Payments will be sent on November 13, 2023, through RUST Consulting. You can learn more about this distribution at: https://www.cfpb.gov/payments/gebase. If you have questions about receiving a refund, email email@example.com or call 1 (833) 915-0956.
Action against Frank Ronald Gebase Jr.
On March 30, 2016, the CFPB ordered Student Aid Institute (SAI) to shut down its debt-relief operations and rescind all of its consumer agreements for violating consumer financial protection law by charging unlawful upfront fees for student loan debt-relief services and making false promises to consumers about possible savings through loan forgiveness and reduced payments.
Gebase was a longtime associate of SAI’s principal and the founder, sole owner, CEO and sole corporate officer of Processingstudentloans. In a lawsuit filed on June 9, 2022, in the United States District Court for the Southern District of California, against Gebase, the CFPB alleged that Processingstudentloans obtained student loan account and billing information for hundreds of former SAI consumers without their knowledge or consent and used that information to collect unauthorized fees from those accounts.
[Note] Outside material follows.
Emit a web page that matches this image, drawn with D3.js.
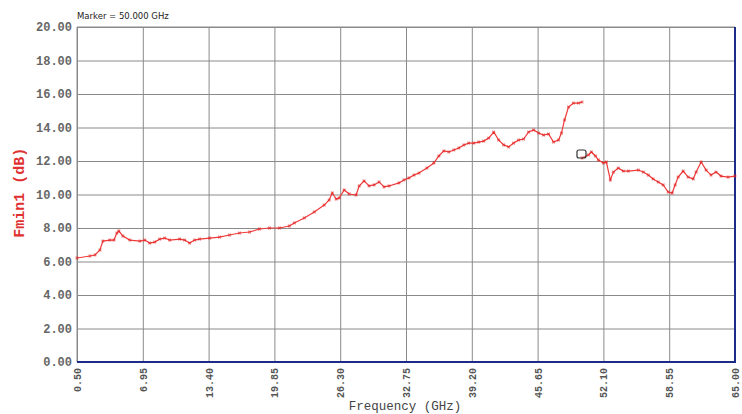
<!DOCTYPE html>
<html>
<head>
<meta charset="utf-8">
<script src="https://cdn.jsdelivr.net/npm/d3@7"></script>
<style>
  body { margin: 0; background: #fff; }
  .tick text { font-family: "Liberation Mono", "DejaVu Sans Mono", monospace; }
</style>
</head>
<body>
<div id="chart"></div>
<script>
// band 1 trace (GHz, dB)
var freq1 = [0.5, 1.77, 2.26, 2.75, 3.04, 3.72, 4.12, 4.41, 4.60, 5.00, 5.68, 6.66, 7.15, 7.63, 8.12, 8.61, 9.10, 9.59,
    10.57, 11.05, 11.54, 12.03, 12.52, 13.50, 14.47, 15.45, 16.43, 17.41, 18.38, 19.36, 20.34, 21.31, 21.80, 22.78,
    23.76, 24.73, 25.22, 25.52, 25.91, 26.20, 26.69, 27.18, 27.86, 28.16, 28.64, 29.13, 29.62, 30.11, 30.60, 31.09,
    32.06, 32.55, 33.04, 33.53, 34.02, 34.80, 35.48, 35.97, 36.46, 36.95, 37.44, 37.93, 38.42, 38.90, 39.39, 39.88,
    40.37, 40.86, 41.35, 41.84, 42.33, 42.81, 43.30, 43.79, 44.28, 44.77, 45.26, 45.75, 46.23, 46.72, 47.21, 47.70,
    47.99, 48.29, 48.68, 49.17, 49.66, 50.0];
var fmin1 = [6.21, 6.33, 6.39, 6.69, 7.22, 7.28, 7.28, 7.70, 7.82, 7.52, 7.28, 7.22, 7.28, 7.10, 7.16, 7.34, 7.40, 7.28,
    7.34, 7.28, 7.10, 7.28, 7.34, 7.40, 7.46, 7.58, 7.70, 7.76, 7.94, 8.00, 8.00, 8.12, 8.30, 8.60,
    8.96, 9.37, 9.67, 10.09, 9.73, 9.79, 10.27, 10.03, 9.97, 10.51, 10.81, 10.51, 10.57, 10.75, 10.45, 10.51,
    10.69, 10.87, 10.99, 11.16, 11.28, 11.58, 11.88, 12.30, 12.60, 12.54, 12.66, 12.78, 12.96, 13.07, 13.07, 13.13,
    13.19, 13.37, 13.73, 13.25, 12.96, 12.84, 13.07, 13.25, 13.31, 13.73, 13.85, 13.67, 13.55, 13.61, 13.13, 13.25,
    13.67, 14.45, 15.22, 15.46, 15.46, 15.52];

// band 2 trace
var freq2 = [50.0, 50.63, 50.92, 51.32, 51.61, 52.10, 52.39, 52.78, 53.08, 53.56, 54.05, 54.54, 55.52, 56.01, 56.50,
    56.98, 57.47, 57.96, 58.45, 58.84, 59.13, 59.43, 59.92, 60.41, 60.90, 61.19, 61.68, 62.17, 62.65, 63.14, 63.63,
    64.32, 65.0];
var fmin2 = [12.18, 12.36, 12.54, 12.30, 12.06, 11.88, 11.94, 10.87, 11.34, 11.58, 11.40, 11.40, 11.46, 11.34, 11.16,
    10.93, 10.75, 10.57, 10.15, 10.09, 10.57, 11.04, 11.40, 11.04, 10.93, 11.34, 11.94, 11.46, 11.16, 11.34, 11.10,
    11.04, 11.10];

var xTicks = [0.50, 6.95, 13.40, 19.85, 26.30, 32.75, 39.20, 45.65, 52.10, 58.55, 65.00];
var yTicks = [0, 2, 4, 6, 8, 10, 12, 14, 16, 18, 20];
var markerFreq = 50.0, markerVal = 12.3;

var W = 742, H = 414;
var margin = {top: 27, right: 7, bottom: 52, left: 77};
var width = W - margin.left - margin.right;
var height = H - margin.top - margin.bottom;

var svg = d3.select("#chart").append("svg")
    .attr("width", W).attr("height", H);

var g = svg.append("g")
    .attr("transform", "translate(" + margin.left + "," + margin.top + ")");

var x = d3.scaleLinear().domain([0.5, 65]).range([0, width]);
var y = d3.scaleLinear().domain([0, 20]).range([height, 0]);

// grid
g.append("g")
    .attr("class", "grid")
    .attr("transform", "translate(0," + height + ")")
    .call(d3.axisBottom(x).tickValues(xTicks).tickSize(-height).tickFormat(""))
    .call(function(s) { s.select(".domain").remove(); })
    .selectAll("line").attr("stroke", "#8a8a8a");

g.append("g")
    .attr("class", "grid")
    .call(d3.axisLeft(y).tickValues(yTicks).tickSize(-width).tickFormat(""))
    .call(function(s) { s.select(".domain").remove(); })
    .selectAll("line").attr("stroke", "#8a8a8a");

// frame: top/left grey, bottom/right navy
g.append("line").attr("x1", 0).attr("x2", width).attr("y1", 0).attr("y2", 0)
    .attr("stroke", "#8a8a8a");
g.append("line").attr("x1", 0).attr("x2", 0).attr("y1", 0).attr("y2", height)
    .attr("stroke", "#8a8a8a");
g.append("line").attr("x1", 0).attr("x2", width + 1).attr("y1", height).attr("y2", height)
    .attr("stroke", "#1c2a8a").attr("stroke-width", 2);
g.append("line").attr("x1", width).attr("x2", width).attr("y1", 0).attr("y2", height)
    .attr("stroke", "#1c2a8a").attr("stroke-width", 2);

// y tick labels
var yAxis = g.append("g")
    .call(d3.axisLeft(y).tickValues(yTicks).tickSize(0).tickPadding(5)
        .tickFormat(function(d) { return d3.format(".2f")(d); }));
yAxis.select(".domain").remove();
yAxis.selectAll("text")
    .attr("fill", "#666")
    .attr("font-size", 12)
    .attr("font-weight", "bold");

// x tick labels, rotated
var xAxis = g.append("g")
    .attr("transform", "translate(0," + height + ")")
    .call(d3.axisBottom(x).tickValues(xTicks).tickSize(0)
        .tickFormat(function(d) { return d3.format(".2f")(d); }));
xAxis.select(".domain").remove();
xAxis.selectAll("text")
    .attr("fill", "#555")
    .attr("font-size", 10)
    .attr("font-weight", "bold")
    .attr("text-anchor", "end")
    .attr("transform", "rotate(-90)")
    .attr("x", -6)
    .attr("y", 0)
    .attr("dy", "0.35em");

// titles
svg.append("text")
    .attr("x", margin.left).attr("y", 19)
    .attr("font-family", "'DejaVu Sans', sans-serif")
    .attr("font-size", 8.5)
    .attr("fill", "#222")
    .text("Marker = 50.000 GHz");

svg.append("text")
    .attr("transform", "translate(24," + (margin.top + y(10.1)) + ") rotate(-90)")
    .attr("text-anchor", "middle")
    .attr("font-family", "'Liberation Mono', monospace")
    .attr("font-size", 15)
    .attr("font-weight", "bold")
    .attr("fill", "#e03030")
    .text("Fmin1 (dB)");

svg.append("text")
    .attr("x", 405).attr("y", 410)
    .attr("text-anchor", "middle")
    .attr("font-family", "'Liberation Mono', monospace")
    .attr("font-size", 12.5)
    .attr("fill", "#444")
    .text("Frequency (GHz)");

// traces
var line = d3.line()
    .x(function(d) { return x(d[0]); })
    .y(function(d) { return y(d[1]); });

[d3.zip(freq1, fmin1), d3.zip(freq2, fmin2)].forEach(function(data) {
    g.append("path")
        .datum(data)
        .attr("fill", "none")
        .attr("stroke", "#f03a3a")
        .attr("stroke-width", 1.2)
        .attr("d", line);

    g.selectAll(null)
        .data(data)
        .enter().append("path")
        .attr("transform", function(d) { return "translate(" + x(d[0]) + "," + y(d[1]) + ") rotate(45)"; })
        .attr("d", d3.symbol().type(d3.symbolCross).size(8))
        .attr("fill", "#e02020")
        .attr("opacity", 0.6);
});

// marker symbol
g.append("rect")
    .attr("x", x(markerFreq) - 5).attr("y", y(markerVal) - 6)
    .attr("width", 9).attr("height", 8)
    .attr("rx", 2)
    .attr("fill", "none")
    .attr("stroke", "#333")
    .attr("stroke-width", 1.2);
</script>
</body>
</html>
The CFPB alleged that through his actions as Processingstudentloans’ chief executive, Gebase engaged in and substantially assisted in unfair acts and practices in violation of the Consumer Financial Protection Act of 2010 (CFPA). The stipulated final judgment and order, among other requirements, prevents Gebase from directly or indirectly providing debt-relief services and requires him to pay a civil money penalty of $175,000.